Visible infrared flash
Camera traps with a visible infrared flash (also called 'Red flash' or 'Low glow') use infrared light with a wavelength of around 850 nanometres. This part of the infrared light still falls within the spectrum of visible light for humans, and is therefore called 'visible infrared'. However, it is said that for many animal species the visible light spectrum is shorter than for humans and that for them too this type of flash is already invisible. To what extent this is correct, and how it varies from species to species is a discussion that never seems to end. But the fact is that for humans this type of flash is still visible as red glowing lights. So again, this is something to consider with regard to the risk of theft. As far as disturbance to animals is concerned, it is therefore difficult to say that the invisible infrared flash is less noticeable than the visible infrared flash, but it will certainly not be the other way round. And of course the visible infrared flash is again less noticeable to animals than the white LED flash. Usually, camera traps with a visible infrared flash have a larger flash range and a stronger exposure than camera traps with an invisible infrared flash. As a result, night images made with this type of flash are often more contrasty and suffer less from (motion) noise.

Invisible infrared flash
Camera traps with an invisible infrared flash (also called 'Black flash' or 'No glow') produce infrared light in the wavelength range around 940 nanometres. This is therefore a little further into the infrared spectrum and also falls outside the visible light spectrum for (most) animals. However, it is true that this wavelength is just at the limit of what we humans can see, and there seems to be some creative use of labelling the flash as an 'invisible infrared flash'. This means that it sometimes happens that a model that is labelled as invisible infrared is in fact still vaguely visible to the human eye during night shots. Camera traps that really flash 100% invisible infrared are almost non-existent. But the fact is that this flash is much less clear than that of the visible infrared models, and of course also than that of the white flash models. Because of this feature, this flash is most suitable as a security camera or in places with a higher risk of theft or vandalism. As mentioned above, the invisible infrared flash usually has a somewhat smaller flash range (see the pictures of the owl below, made with the Browning 2021 Spec Ops Elite HP4 (invisible IR, right picture) and the Browning 2021 Recon Force Elite HP4 (visible IR, left picture)), less strong exposure, and slightly more trouble with motion noise.

Flash range
When taking pictures of a subject in the dark, it is not only the flash type that is important, but also the flash range.
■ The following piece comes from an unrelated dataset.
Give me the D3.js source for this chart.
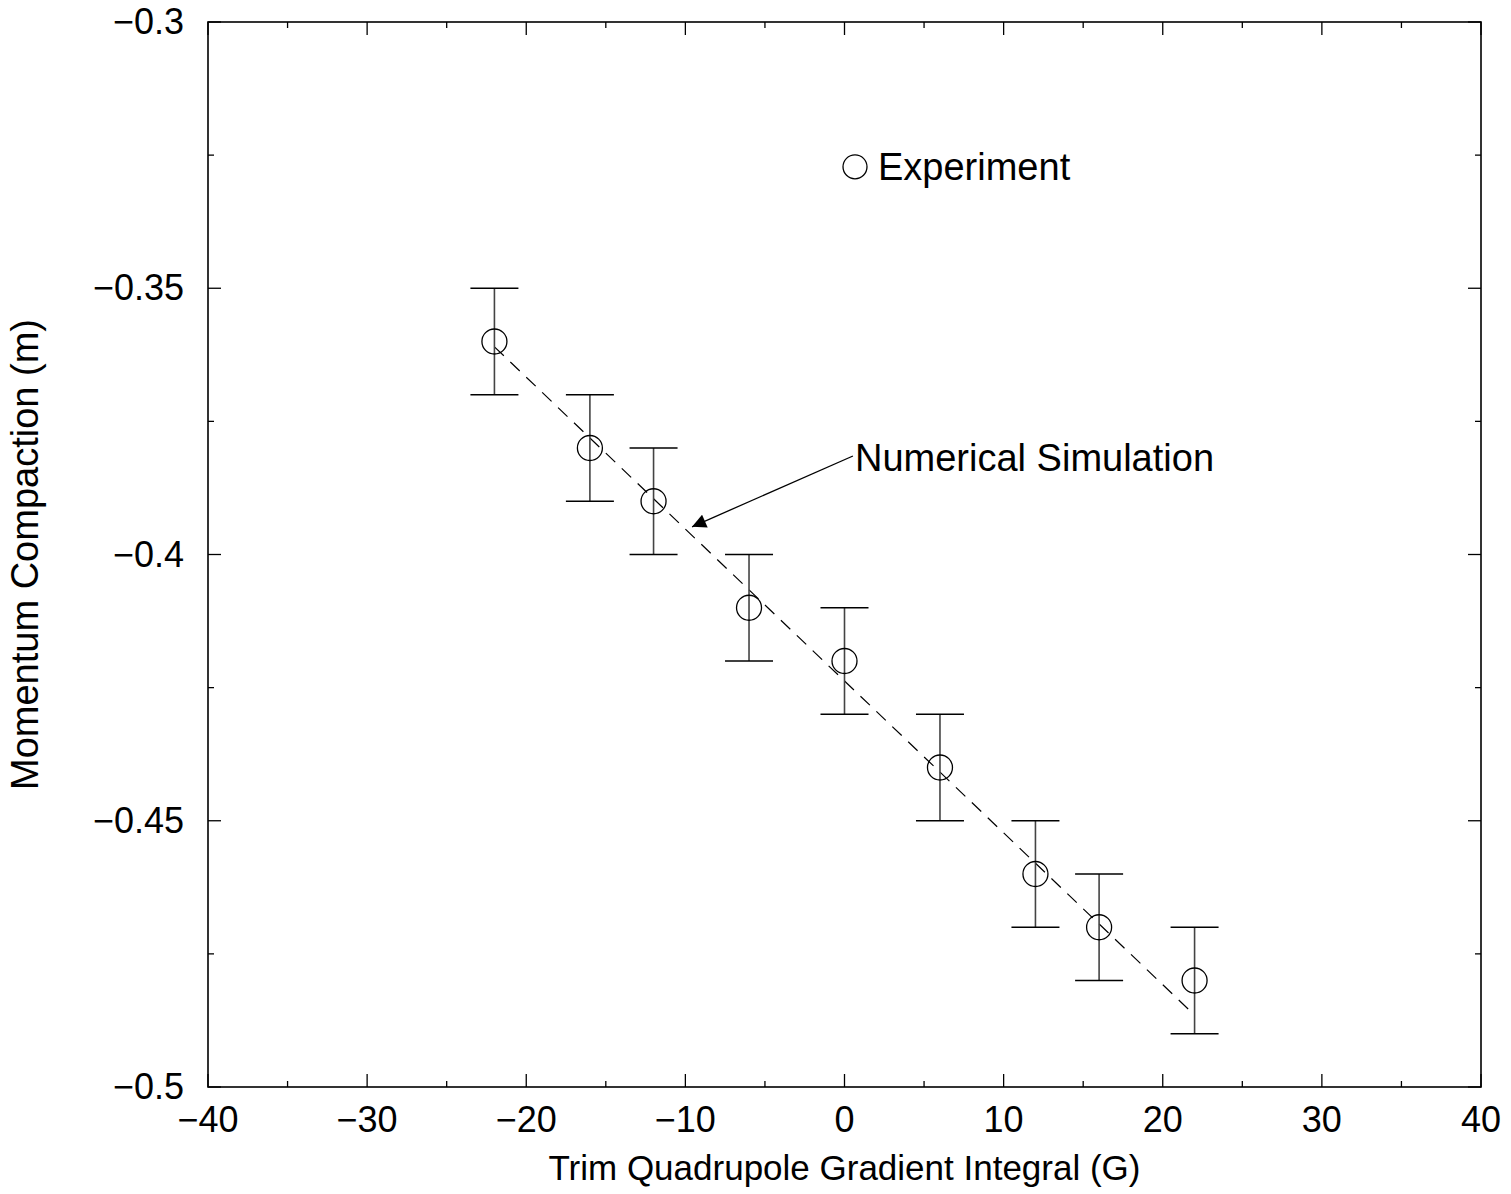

The flash range indicates the distance over which the flash of the camera illuminates the environment in the event of movement detection. Game cameras with a smaller flash range are best used in areas with a lot of structure (vegetation, woodland, walls). With a smaller flash range, there is a greater chance that an animal will be less visible at a distance, making your observation less accurate. On the other hand, with a large flash range there is a greater chance that an animal will be overexposed at close range, making the animal less visible. Cameras with a large flash range are therefore better suited for more open areas. There are cameras that offer the possibility of adjusting the flash range to the situation in which you want to set up the camera trap, which is of course ideal.

Optimal placement
In addition to the fact that it is important to properly consider the most suitable flash type, it is also very important to realise that the method of placement absolutely influences the image quality of the night images. A good location is one where there is enough vegetation in the field of view for the flash light to bounce off, but not so much, and so close to the camera that you get a white haze from overexposure (see for example the cat on the right walking in front of the camera). Compare it with shining a torch in the middle of an open field. The torch will hardly give any light. If you shine the same torch on a blind wall 2 metres away, you will get a very brightly lit spot on the wall, with a considerable radiation to the rest of the environment as well. In principle, it works the same way with the flash of a camera; if you choose a location with no structure at all in the background, or with the camera pointed slightly upwards in the open field, the images will probably be very dark. If you choose a spot with very dense vegetation right in front of the camera, the image will be greatly overexposed. An optimal location is therefore a kind of compromise between these two extremes.